Rouben Khérumian (médecin
arménien lié
à l’occupant nazi), Introduction à l’anthropologie
du Caucase : les Arméniens, Paris, Paul Geuthner, 1943, p. 10 :
« L’Union franco-arménienne a bien voulu se charger de surmonter les
difficultés auxquelles se heurte de nos jours l’édition. Nous les remercions
très sincèrement, ainsi que M. M. Petrossian pour son aide dans nos démarches. »
« — Le chef de l’État [Philippe Pétain] a reçu en audience M. [Archag]
Tchobanian [vice-président de l’Union franco-arménienne animée par son ami André
Faillet], président du comité central des réfugiés arméniens [issu de la
transformation de la Délégation nationale arménienne après 1923], qui lui a
remis le second versement d’une collecte faite parmi la colonie arménienne de
Paris au profit des œuvres sociales du Maréchal. Le versement total atteint 909
885 francs. »
Remarquons la très grande discrétion, sur ce sujet, des auteurs favorables
au nationalisme arménien ou qui s’en réclament.
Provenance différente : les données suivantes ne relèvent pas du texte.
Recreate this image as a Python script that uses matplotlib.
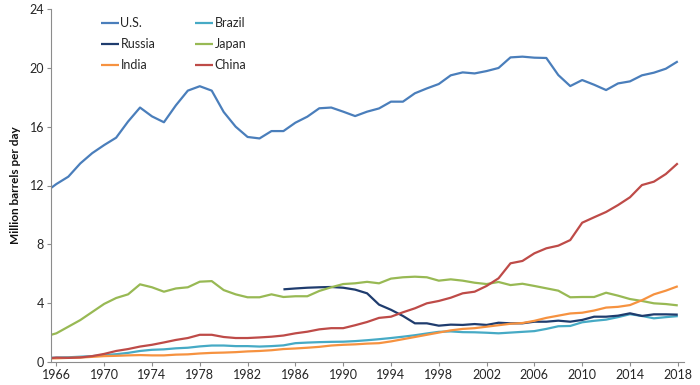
import numpy as np
import matplotlib
matplotlib.use("Agg")
import matplotlib.pyplot as plt

years = list(range(1965, 2019))

us = [11.5, 12.1, 12.6, 13.5, 14.2, 14.75, 15.25, 16.35, 17.3, 16.7,
      16.3, 17.45, 18.45, 18.75, 18.45, 17.0, 16.0, 15.3, 15.2, 15.7,
      15.7, 16.27, 16.68, 17.25, 17.3, 17.02, 16.72, 17.02, 17.24, 17.7,
      17.7, 18.27, 18.6, 18.9, 19.49, 19.69, 19.62, 19.78, 19.99, 20.71,
      20.76, 20.69, 20.67, 19.51, 18.76, 19.17, 18.85, 18.49, 18.94, 19.08,
      19.49, 19.67, 19.94, 20.44]

russia_from_1985 = [4.94, 5.0, 5.05, 5.08, 5.1, 5.05, 4.92, 4.67, 3.9, 3.55,
                    3.13, 2.63, 2.63, 2.47, 2.54, 2.52, 2.58, 2.52, 2.67, 2.63,
                    2.63, 2.74, 2.74, 2.81, 2.74, 2.86, 3.08, 3.08, 3.15, 3.31,
                    3.13, 3.24, 3.24, 3.22]
russia = [np.nan] * (len(years) - len(russia_from_1985)) + russia_from_1985

brazil = [0.28, 0.3, 0.32, 0.36, 0.4, 0.47, 0.53, 0.62, 0.75, 0.83,
          0.86, 0.93, 0.97, 1.06, 1.12, 1.12, 1.08, 1.08, 1.05, 1.08,
          1.13, 1.28, 1.32, 1.35, 1.37, 1.38, 1.42, 1.48, 1.55, 1.63,
          1.72, 1.82, 1.94, 2.05, 2.08, 2.03, 2.02, 1.99, 1.95, 2.0,
          2.05, 2.1, 2.25, 2.43, 2.45, 2.7, 2.8, 2.88, 3.05, 3.25,
          3.13, 2.97, 3.05, 3.12]

japan = [1.72, 1.95, 2.4, 2.85, 3.4, 3.95, 4.35, 4.6, 5.28, 5.08,
         4.78, 5.0, 5.08, 5.46, 5.5, 4.89, 4.6, 4.4, 4.4, 4.6,
         4.42, 4.47, 4.47, 4.83, 5.08, 5.3, 5.35, 5.45, 5.35, 5.67,
         5.76, 5.8, 5.76, 5.53, 5.62, 5.53, 5.39, 5.3, 5.44, 5.23,
         5.32, 5.17, 5.01, 4.85, 4.4, 4.42, 4.42, 4.71, 4.51, 4.28,
         4.15, 3.99, 3.94, 3.85]

india = [0.24, 0.25, 0.28, 0.3, 0.35, 0.4, 0.42, 0.45, 0.47, 0.45,
         0.45, 0.5, 0.52, 0.58, 0.62, 0.64, 0.67, 0.72, 0.75, 0.8,
         0.88, 0.92, 0.97, 1.03, 1.12, 1.17, 1.2, 1.25, 1.28, 1.4,
         1.55, 1.7, 1.85, 2.0, 2.15, 2.25, 2.3, 2.4, 2.5, 2.6,
         2.65, 2.8, 3.0, 3.15, 3.3, 3.35, 3.5, 3.7, 3.75, 3.87,
         4.2, 4.6, 4.85, 5.15]

china = [0.22, 0.3, 0.28, 0.31, 0.4, 0.55, 0.75, 0.88, 1.05, 1.17,
         1.33, 1.5, 1.63, 1.85, 1.85, 1.7, 1.63, 1.63, 1.67, 1.72,
         1.8, 1.95, 2.06, 2.22, 2.3, 2.3, 2.5, 2.72, 3.0, 3.08,
         3.38, 3.65, 3.99, 4.15, 4.37, 4.67, 4.78, 5.17, 5.69, 6.71,
         6.87, 7.39, 7.73, 7.91, 8.29, 9.47, 9.84, 10.2, 10.67, 11.2,
         12.03, 12.26, 12.78, 13.51]

series_names = ["U.S.", "Brazil", "Russia", "Japan", "India", "China"]
series_values = [us, brazil, russia, japan, india, china]
series_colors = ["#4A7EBB", "#46AAC5", "#1F3C6E", "#98B954", "#F69240", "#BE4B48"]

x_ticks = list(range(1966, 2019, 4))
y_ticks = [0, 4, 8, 12, 16, 20, 24]

plt.rcParams['font.family'] = ['Lato', 'DejaVu Sans']

fig = plt.figure(figsize=(7.0, 3.85), dpi=100)
ax = fig.add_axes([51 / 700, 23 / 385, 633 / 700, 353 / 385])

lines = {}
for name, vals, col in zip(series_names, series_values, series_colors):
    ln, = ax.plot(years, vals, color=col, lw=1.6, label=name,
                  solid_joinstyle='round', solid_capstyle='butt')
    lines[name] = ln

ax.set_xlim(1965.55, 2018.52)
ax.set_ylim(0, 24)
ax.set_xticks(x_ticks)
ax.set_xticklabels([str(t) for t in x_ticks])
ax.set_yticks(y_ticks)
ax.set_yticklabels([str(t) for t in y_ticks])

for s in ['top', 'right']:
    ax.spines[s].set_visible(False)
for s in ['left', 'bottom']:
    ax.spines[s].set_color('#8C8C8C')
    ax.spines[s].set_linewidth(0.8)
ax.tick_params(axis='both', direction='out', length=3, width=0.8,
               color='#8C8C8C', labelsize=9, labelcolor='#262626', pad=2)

ax.set_ylabel("Million barrels per day", fontsize=8.5, fontweight='bold',
              color='#111111', labelpad=6)

order = ["U.S.", "Russia", "India", "Brazil", "Japan", "China"]
leg = ax.legend([lines[n] for n in order], order, ncol=2, loc='upper left',
                bbox_to_anchor=(0.079, 0.977), frameon=False, fontsize=9,
                handlelength=1.45, handletextpad=0.1, columnspacing=3.2,
                labelspacing=0.72, borderpad=0, borderaxespad=0)
for t in leg.get_texts():
    t.set_color('#262626')

fig.savefig("out.png", dpi=100)
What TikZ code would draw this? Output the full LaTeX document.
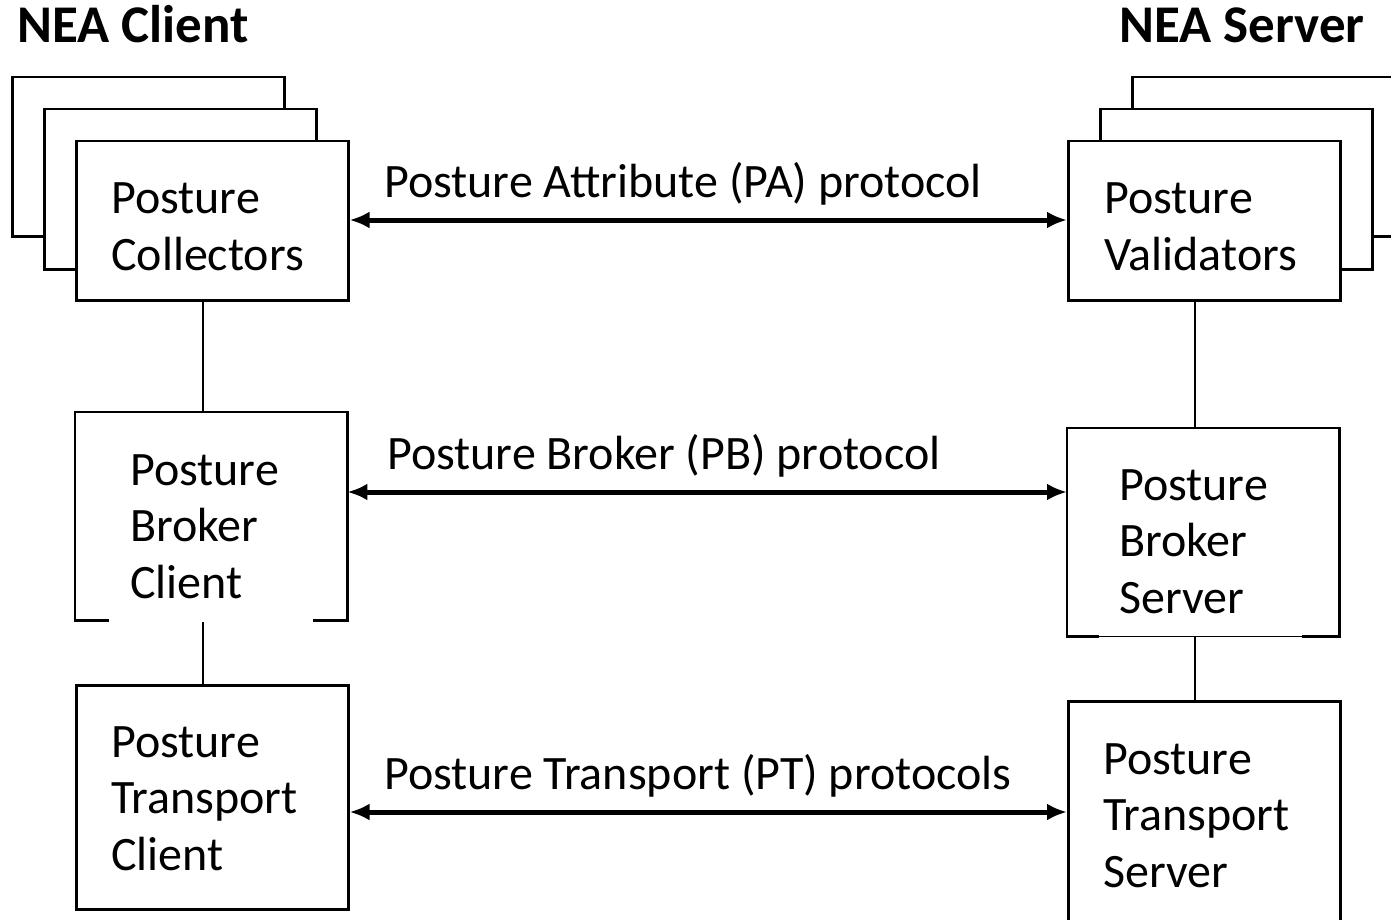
\documentclass[tikz,border=0pt]{standalone}
\usepackage{fontspec}
\setmainfont{Carlito}
\usetikzlibrary{arrows.meta}
\newcommand\twolines[2]{\vtop{\hbox{#1}\hbox{#2}}}
\newcommand\threelines[3]{\vtop{\hbox{#1}\hbox{#2}\hbox{#3}}}
\tikzset{
  box/.style={draw, line width=2.5pt, fill=white, minimum width=272pt, inner sep=0pt, anchor=north west},
  openbox/.style={minimum width=272pt, inner sep=0pt, anchor=north west},
  txt/.style={inner sep=0pt, anchor=base west, font=\fontsize{48}{56.5}\selectfont},
  head/.style={inner sep=0pt, font=\fontsize{53}{60}\selectfont\bfseries},
  proto/.style={line width=5pt, {Latex[length=20pt,width=17pt]}-{Latex[length=20pt,width=17pt]}},
  link/.style={line width=2.5pt}
}
\begin{document}
\begin{tikzpicture}[x=1pt,y=-1pt]
\useasboundingbox (0,0) rectangle (1391,920);
\clip (0,0) rectangle (1391,920);
\fill[white] (0,0) rectangle (1391,920);
% headings
\node[head, anchor=base west] (hc) at (17,43) {NEA Client};
\node[head, anchor=base east] (hs) at (1365,43) {NEA Server};
% left stack
\node[box, minimum height=159pt] (pcb) at (11,76) {};
\node[box, minimum height=160pt] (pcm) at (43,108) {};
\node[box, minimum height=159pt] (pc) at (75,140) {};
% right stack
\node[box, minimum height=159pt] (pvb) at (1131,76) {};
\node[box, minimum height=160pt] (pvm) at (1099,108) {};
\node[box, minimum height=159pt] (pv) at (1067,140) {};
% broker boxes (open bottoms)
\node[openbox, minimum height=208pt] (bc) at (75,412) {};
\draw[link] ([xshift=34pt]bc.south west) -- (bc.south west) -- (bc.north west) -- (bc.north east) -- (bc.south east) -- ([xshift=-34pt]bc.south east);
\node[openbox, minimum height=208pt] (bs) at (1067,428) {};
\draw[link] ([xshift=32pt]bs.south west) -- (bs.south west) -- (bs.north west) -- (bs.north east) -- (bs.south east) -- ([xshift=-37pt]bs.south east);
\draw[line width=1.5pt] ([xshift=32pt]bs.south west) -- ([xshift=-37pt]bs.south east);
% transport boxes
\node[box, minimum height=224pt] (tc) at (75,684) {};
\node[box, minimum height=224pt] (ts) at (1067,700) {};
% box texts
\node[txt] (tpc) at (111,214) {\twolines{Posture}{Collectors}};
\node[txt] (tpv) at (1104,214) {\twolines{Posture}{Validators}};
\node[txt] (tbc) at (130,485) {\threelines{Posture}{Broker}{Client}};
\node[txt] (tbs) at (1119,500) {\threelines{Posture}{Broker}{Server}};
\node[txt] (ttc) at (111,757) {\threelines{Posture}{Transport}{Client}};
\node[txt] (tts) at (1103,774) {\threelines{Posture}{Transport}{Server}};
% vertical links
\coordinate (lx) at (203,0);
\coordinate (rx) at (1195,0);
\draw[link] (pc.south -| lx) -- (bc.north -| lx);
\draw[link] ([yshift=-2pt]bc.south -| lx) -- (tc.north -| lx);
\draw[link] (pv.south -| rx) -- (bs.north -| rx);
\draw[link] (bs.south -| rx) -- (ts.north -| rx);
% protocol arrows
\coordinate (ypa) at (0,220);
\coordinate (ypb) at (0,492);
\coordinate (ypt) at (0,812);
\draw[proto] (pc.east |- ypa) -- (pv.west |- ypa);
\draw[proto] (bc.east |- ypb) -- (bs.west |- ypb);
\draw[proto] (tc.east |- ypt) -- (ts.west |- ypt);
\node[txt] (lpa) at (384,197) {Posture Attribute (PA) protocol};
\node[txt] (lpb) at (387,469) {Posture Broker (PB) protocol};
\node[txt] (lpt) at (384,789) {Posture Transport (PT) protocols};
\end{tikzpicture}
\end{document}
Cyril Le Tallec évoque en deux
phrases l’Union franco-arménienne, mais, par manque de connaissances, il pense
qu’il s’agit vraisemblablement d’un regroupement de communistes renégats, « "retourné"
par des éléments pétainistes ou germanophiles », à cause de la similarité de
nom avec l’Union populaire franco-arménienne, créée en 1938 par le Parti
communiste pour succéder au Comité de soutien à l’Arménie (HOG) et dissoute par
le gouvernement Daladier en 1939 (La
Communauté arménienne de France, Paris, L’Harmattan, 2001, p. 144). Edmond
Khayadjian, dans son ouvrage apologétique sur Archag Tchobanian (Archag Tchobanian et le mouvement arménophile, Marseille, CRDP, 1986), ne dit mot d’André
Faillet. Étant donné le travail systématique de M. Khayadjian dans la correspondance
de Tchobanian (qui se trouve désormais à Erevan), ce silence, sans vouloir
faire de procès d’intention, étonne.
Il est également étonnant de ne pas trouver la moindre mention de Faillet, dans
Claire Mouradian et Anouche Kunth, Les
Arméniens de France. Du chaos à la renaissance, Paris, Les éditions de l’attribut,
2010. Mme Mouradian a eu pour étudiant de thèse Georges Mamoulia,
pionnier de l’étude des rapports entre la Fédération révolutionnaire arménienne
et ses amis géorgiens d’une part, l’Italie fasciste d’autre part ; et c’est
dans un séminaire animé par cette même Mme Mouradian que Mme Penati,
citée ci-dessus, a parlé des rapports entre certains nationalistes caucasiens
et le régime mussolinien. Elle avait donc deux pistes à explorer (sans parler
de Tchobanian lui-même), qui auraient pu la mener à André Faillet.
J’en profite pour remercier l’auteur du blog Arménologie ; c’est en le lisant que j’ai eu l’idée de chercher des informations complémentaires sur
Tchobanian pendant la Seconde Guerre mondiale. Je n’avais rien trouvé de
significatif aux archives de la préfecture de police de Paris, sur ce dirigeant
nationaliste arménien, pendant cette période en particulier.